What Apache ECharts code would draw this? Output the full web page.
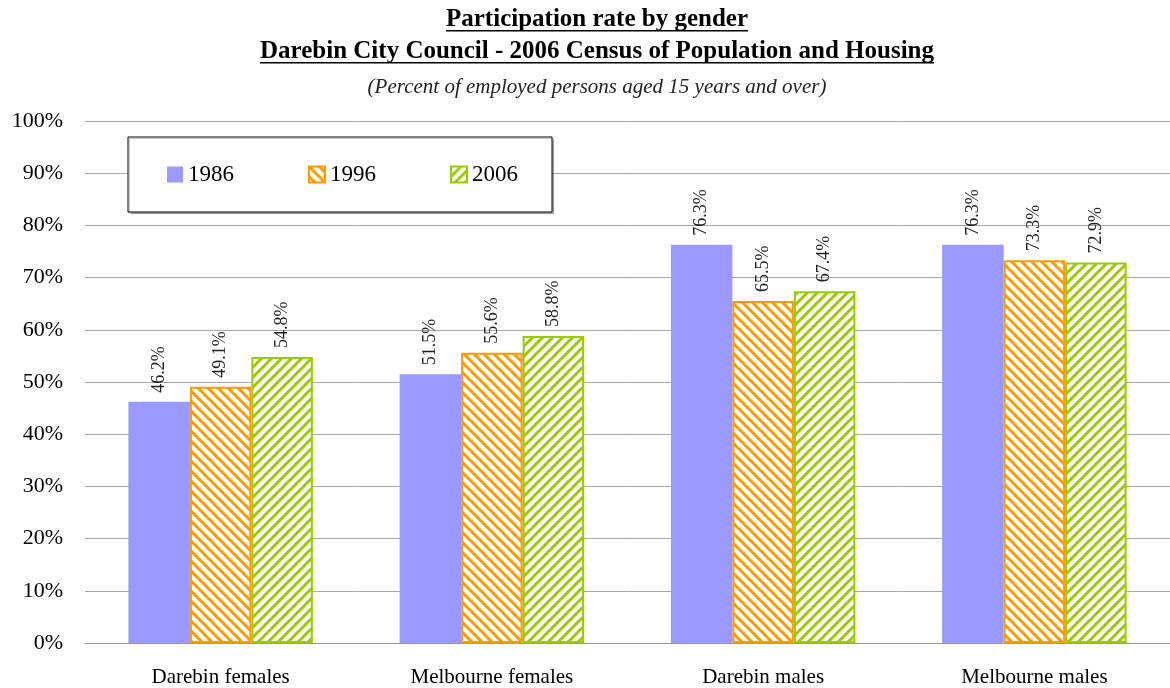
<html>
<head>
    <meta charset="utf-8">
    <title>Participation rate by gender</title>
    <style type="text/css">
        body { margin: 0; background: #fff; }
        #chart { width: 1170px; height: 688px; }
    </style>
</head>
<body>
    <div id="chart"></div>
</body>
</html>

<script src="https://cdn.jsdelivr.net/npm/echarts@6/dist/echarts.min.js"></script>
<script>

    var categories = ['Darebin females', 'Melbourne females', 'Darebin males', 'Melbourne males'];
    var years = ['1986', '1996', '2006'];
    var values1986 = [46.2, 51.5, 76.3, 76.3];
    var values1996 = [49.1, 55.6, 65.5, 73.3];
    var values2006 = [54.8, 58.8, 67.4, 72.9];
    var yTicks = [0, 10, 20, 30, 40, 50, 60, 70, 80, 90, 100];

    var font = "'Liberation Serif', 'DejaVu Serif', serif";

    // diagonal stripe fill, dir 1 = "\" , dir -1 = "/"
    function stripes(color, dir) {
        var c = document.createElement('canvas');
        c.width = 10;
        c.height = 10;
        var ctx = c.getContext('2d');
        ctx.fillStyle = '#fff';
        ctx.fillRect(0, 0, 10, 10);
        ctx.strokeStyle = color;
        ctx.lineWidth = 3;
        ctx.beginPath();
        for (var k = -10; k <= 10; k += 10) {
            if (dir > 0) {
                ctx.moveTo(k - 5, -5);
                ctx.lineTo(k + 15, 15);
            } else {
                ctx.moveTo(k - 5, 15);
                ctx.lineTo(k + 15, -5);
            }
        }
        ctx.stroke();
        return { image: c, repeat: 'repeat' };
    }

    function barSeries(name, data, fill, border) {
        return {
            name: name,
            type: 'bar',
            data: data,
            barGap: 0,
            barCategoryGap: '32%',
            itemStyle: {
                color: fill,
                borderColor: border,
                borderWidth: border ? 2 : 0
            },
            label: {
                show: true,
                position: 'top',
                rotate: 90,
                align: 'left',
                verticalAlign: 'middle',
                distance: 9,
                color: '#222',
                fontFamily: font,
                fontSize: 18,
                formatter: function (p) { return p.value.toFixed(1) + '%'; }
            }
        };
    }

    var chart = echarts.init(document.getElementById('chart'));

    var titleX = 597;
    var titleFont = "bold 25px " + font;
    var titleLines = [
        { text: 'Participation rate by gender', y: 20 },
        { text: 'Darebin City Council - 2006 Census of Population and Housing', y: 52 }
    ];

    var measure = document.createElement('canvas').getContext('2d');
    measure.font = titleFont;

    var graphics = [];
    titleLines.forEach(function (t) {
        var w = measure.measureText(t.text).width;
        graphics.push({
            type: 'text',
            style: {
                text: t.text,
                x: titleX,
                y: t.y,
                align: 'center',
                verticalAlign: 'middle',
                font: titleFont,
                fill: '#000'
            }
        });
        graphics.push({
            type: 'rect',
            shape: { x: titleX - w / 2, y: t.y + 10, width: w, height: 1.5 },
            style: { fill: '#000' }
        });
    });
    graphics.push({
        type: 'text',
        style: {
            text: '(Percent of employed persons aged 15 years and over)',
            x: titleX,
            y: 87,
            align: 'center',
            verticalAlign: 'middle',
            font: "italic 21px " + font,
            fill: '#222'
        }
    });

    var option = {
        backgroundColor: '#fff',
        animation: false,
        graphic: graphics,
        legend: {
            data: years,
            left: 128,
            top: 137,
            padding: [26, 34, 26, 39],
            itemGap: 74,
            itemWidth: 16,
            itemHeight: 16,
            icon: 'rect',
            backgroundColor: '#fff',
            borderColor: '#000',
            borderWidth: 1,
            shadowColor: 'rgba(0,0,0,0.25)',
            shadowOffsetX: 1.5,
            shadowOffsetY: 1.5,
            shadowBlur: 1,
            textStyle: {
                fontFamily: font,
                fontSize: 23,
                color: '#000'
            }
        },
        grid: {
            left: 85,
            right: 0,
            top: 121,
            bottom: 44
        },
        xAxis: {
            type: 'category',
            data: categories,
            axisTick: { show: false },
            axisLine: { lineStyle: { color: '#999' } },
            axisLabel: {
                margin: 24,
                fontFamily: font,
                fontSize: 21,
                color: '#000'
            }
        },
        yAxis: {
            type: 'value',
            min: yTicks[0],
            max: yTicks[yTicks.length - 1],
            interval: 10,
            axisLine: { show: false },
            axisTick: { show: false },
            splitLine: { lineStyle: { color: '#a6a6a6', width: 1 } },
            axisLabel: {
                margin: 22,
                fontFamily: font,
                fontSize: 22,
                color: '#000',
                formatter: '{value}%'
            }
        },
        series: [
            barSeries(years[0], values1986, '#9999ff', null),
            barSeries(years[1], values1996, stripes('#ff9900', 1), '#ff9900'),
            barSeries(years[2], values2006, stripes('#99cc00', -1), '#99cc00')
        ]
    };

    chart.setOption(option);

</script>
******************************
WHAT IS BEING ASKED:
Strip out the pictures and quote the remaining data word for word.

OUTPUT:
What Apache ECharts code would draw this? Output the full web page.
<html>
<head>
    <meta charset="utf-8">
    <title>Participation rate by gender</title>
    <style type="text/css">
        body { margin: 0; background: #fff; }
        #chart { width: 1170px; height: 688px; }
    </style>
</head>
<body>
    <div id="chart"></div>
</body>
</html>

<script src="https://cdn.jsdelivr.net/npm/echarts@6/dist/echarts.min.js"></script>
<script>

    var categories = ['Darebin females', 'Melbourne females', 'Darebin males', 'Melbourne males'];
    var years = ['1986', '1996', '2006'];
    var values1986 = [46.2, 51.5, 76.3, 76.3];
    var values1996 = [49.1, 55.6, 65.5, 73.3];
    var values2006 = [54.8, 58.8, 67.4, 72.9];
    var yTicks = [0, 10, 20, 30, 40, 50, 60, 70, 80, 90, 100];

    var font = "'Liberation Serif', 'DejaVu Serif', serif";

    // diagonal stripe fill, dir 1 = "\" , dir -1 = "/"
    function stripes(color, dir) {
        var c = document.createElement('canvas');
        c.width = 10;
        c.height = 10;
        var ctx = c.getContext('2d');
        ctx.fillStyle = '#fff';
        ctx.fillRect(0, 0, 10, 10);
        ctx.strokeStyle = color;
        ctx.lineWidth = 3;
        ctx.beginPath();
        for (var k = -10; k <= 10; k += 10) {
            if (dir > 0) {
                ctx.moveTo(k - 5, -5);
                ctx.lineTo(k + 15, 15);
            } else {
                ctx.moveTo(k - 5, 15);
                ctx.lineTo(k + 15, -5);
            }
        }
        ctx.stroke();
        return { image: c, repeat: 'repeat' };
    }

    function barSeries(name, data, fill, border) {
        return {
            name: name,
            type: 'bar',
            data: data,
            barGap: 0,
            barCategoryGap: '32%',
            itemStyle: {
                color: fill,
                borderColor: border,
                borderWidth: border ? 2 : 0
            },
            label: {
                show: true,
                position: 'top',
                rotate: 90,
                align: 'left',
                verticalAlign: 'middle',
                distance: 9,
                color: '#222',
                fontFamily: font,
                fontSize: 18,
                formatter: function (p) { return p.value.toFixed(1) + '%'; }
            }
        };
    }

    var chart = echarts.init(document.getElementById('chart'));

    var titleX = 597;
    var titleFont = "bold 25px " + font;
    var titleLines = [
        { text: 'Participation rate by gender', y: 20 },
        { text: 'Darebin City Council - 2006 Census of Population and Housing', y: 52 }
    ];

    var measure = document.createElement('canvas').getContext('2d');
    measure.font = titleFont;

    var graphics = [];
    titleLines.forEach(function (t) {
        var w = measure.measureText(t.text).width;
        graphics.push({
            type: 'text',
            style: {
                text: t.text,
                x: titleX,
                y: t.y,
                align: 'center',
                verticalAlign: 'middle',
                font: titleFont,
                fill: '#000'
            }
        });
        graphics.push({
            type: 'rect',
            shape: { x: titleX - w / 2, y: t.y + 10, width: w, height: 1.5 },
            style: { fill: '#000' }
        });
    });
    graphics.push({
        type: 'text',
        style: {
            text: '(Percent of employed persons aged 15 years and over)',
            x: titleX,
            y: 87,
            align: 'center',
            verticalAlign: 'middle',
            font: "italic 21px " + font,
            fill: '#222'
        }
    });

    var option = {
        backgroundColor: '#fff',
        animation: false,
        graphic: graphics,
        legend: {
            data: years,
            left: 128,
            top: 137,
            padding: [26, 34, 26, 39],
            itemGap: 74,
            itemWidth: 16,
            itemHeight: 16,
            icon: 'rect',
            backgroundColor: '#fff',
            borderColor: '#000',
            borderWidth: 1,
            shadowColor: 'rgba(0,0,0,0.25)',
            shadowOffsetX: 1.5,
            shadowOffsetY: 1.5,
            shadowBlur: 1,
            textStyle: {
                fontFamily: font,
                fontSize: 23,
                color: '#000'
            }
        },
        grid: {
            left: 85,
            right: 0,
            top: 121,
            bottom: 44
        },
        xAxis: {
            type: 'category',
            data: categories,
            axisTick: { show: false },
            axisLine: { lineStyle: { color: '#999' } },
            axisLabel: {
                margin: 24,
                fontFamily: font,
                fontSize: 21,
                color: '#000'
            }
        },
        yAxis: {
            type: 'value',
            min: yTicks[0],
            max: yTicks[yTicks.length - 1],
            interval: 10,
            axisLine: { show: false },
            axisTick: { show: false },
            splitLine: { lineStyle: { color: '#a6a6a6', width: 1 } },
            axisLabel: {
                margin: 22,
                fontFamily: font,
                fontSize: 22,
                color: '#000',
                formatter: '{value}%'
            }
        },
        series: [
            barSeries(years[0], values1986, '#9999ff', null),
            barSeries(years[1], values1996, stripes('#ff9900', 1), '#ff9900'),
            barSeries(years[2], values2006, stripes('#99cc00', -1), '#99cc00')
        ]
    };

    chart.setOption(option);

</script>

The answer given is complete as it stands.